Coarse and extensive criminal records aren’t enough to halt a judge from making a poor decision. In the case of thirty-three-year-old John Thomas Barrs, the judiciary rings hollow yet again with a distribution of personal recognizance bond for a July 5 Driving Under the Influence charge. And this isn’t his first rodeo with law enforcement.
John Barrs has accumulated a nefarious body of arrests littered with violent crimes and other offenses conducive to community harm, particularly saturated within the North Charleston community.
In the year of his first-ever arrest in Charleston County in 2008, Mr. Barrs was shipped to the Al Cannon Detention Center on a charge of Criminal Domestic Violence 2nd, which was ultimately dropped.
Between December 2009 and January 2010, he was taken in for an identical offense of Burglary Second Degree. Less than a year after the above two arrests, Mr. Barrs was jailed for a charge of First Degree Assault and Battery by Mob. And four days later, he was booked for Contempt of Court.
2014 was the year that produced a duo of Mr.
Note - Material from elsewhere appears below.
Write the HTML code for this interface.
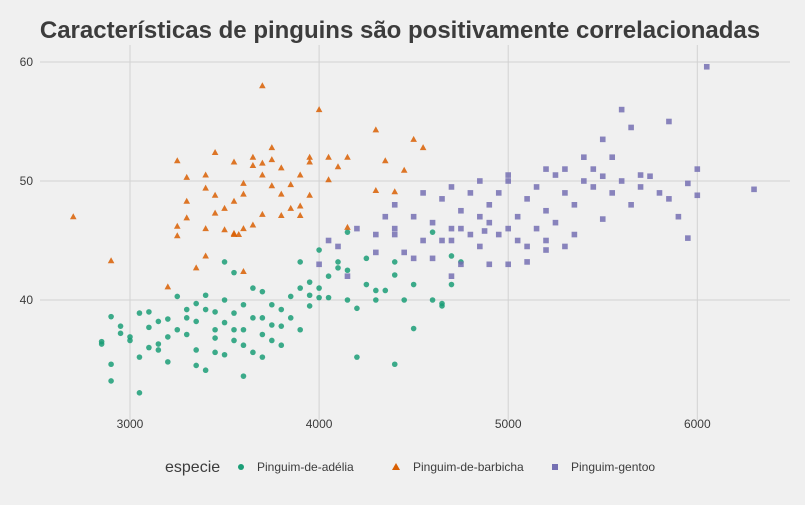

Barrs’ most serious crimes to date: Kidnapping and Criminal Sexual Misconduct First Degree. Relating to the count of Kidnapping, his disposition was categorized as Nolle Prosequi. And for the latter offense, he plead guilty to a lesser degree of Assault and Battery First Degree less than three years later.
Throughout 2016, 2017 and the first half of 2018, there are no listed arrests for Mr. Barrs. But in November 2018, he was back in jail again for yet another violent offense — Assault and Battery Second Degree — which posted $35,000 bond amount.
With a brief overview of Mr. Barrs’ criminal record, we have now arrived to his most recent arrest of DUI within his hometown of North Charleston. And an ill-advised decision was bound to take place before he even stepped foot into Bond Court, citing endless cycles of treachery to the rule of law by Charleston’s anointed magistrate judges.
The mandate supported by the Charleston County Criminal Justice Coordinating Council is clear: To minimize a jail population plagued by violent and other egregious offenders by releasing these threats back into mainstream society without paying anything to get out — and lacking incentive to appear in court.
This poses numerous issues on principle — including general safety — by making sly suggestions to repeal a system filled to the brim with disproportion, while kindly failing to mention the benefits this repeal is providing to bad actors such as John Thomas Barr. And no substantive change will ever be attained if we don’t take action now.